After spending several days with the lengthy Drood by Dan Simmons, I'm still not sure what to say about it. Narrated by William Wilkie Collins, the book follows the adventures and misadventures of his "frenemy" (to use an anachronistic but fitting term), the aging Charles Dickens. After he nearly dies in a railway crash, Dickens tells Collins about his encounter with the strange and sinister Drood, a figure that continues to obsess and haunt him--or at least this is what Collins believes. And Drood himself becomes the muse or motive or mystery behind Dickens' final, unfinished novel, The Mystery of Edwin Drood.
Simmons' Collins comes across as a bitter, vindictive, arbitrarily cruel man. I haven't read any biographies or contemporary accounts of him, so I don't know whether this is an accurate portrayal or not. However, I very much enjoyed his novels The Moonstone and The Woman in White, while I find Dickens virtually unreadable. (Is it heresy for an English major to say this? I no longer care.) Dickens, though, fares no better in the novel, emerging as a narcissistic, controlling figure who insists that his "friends" refer to him as "The Inimitable."
The portrayals of both men intrigued me enough that I'm adding biographies of them to my Wish List, and I downloaded a couple more Collins novels for my new Kindle (a Christmas present from my parents).
Does that make Simmons' book a success? I'm not sure. There are definitely suspenseful, dark, creepy aspects that make for satisfying reading. But, as in some of his other lengthy works (and many of Stephen King's, as well), I get the sense that Simmons wrote himself into a corner and wasn't sure how to extricate the plot.

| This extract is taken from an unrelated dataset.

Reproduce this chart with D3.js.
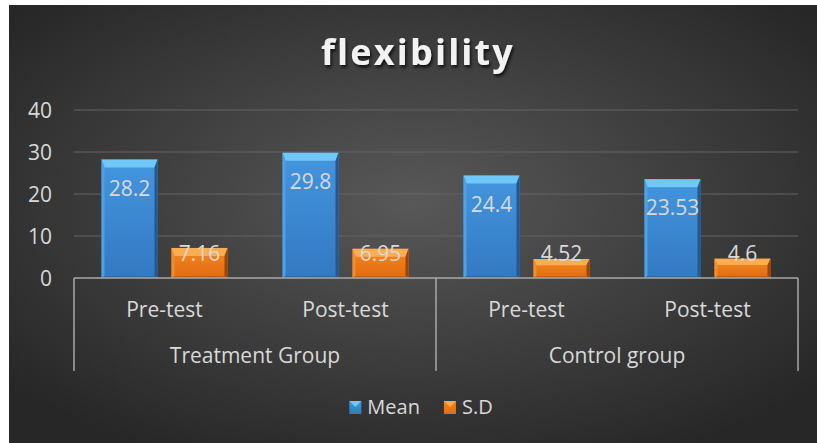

The ending seems rushed, abrupt, and anticlimactic; the novel builds and builds toward what should be an intense climax but doesn't quite deliver.
That said, not every writer can take two disagreeable, arrogant, nasty, manipulative characters and make them compelling enough that I'm willing to turn almost 800 pages to learn their fates. Simmons certainly deserves props for doing that, and doing it very well.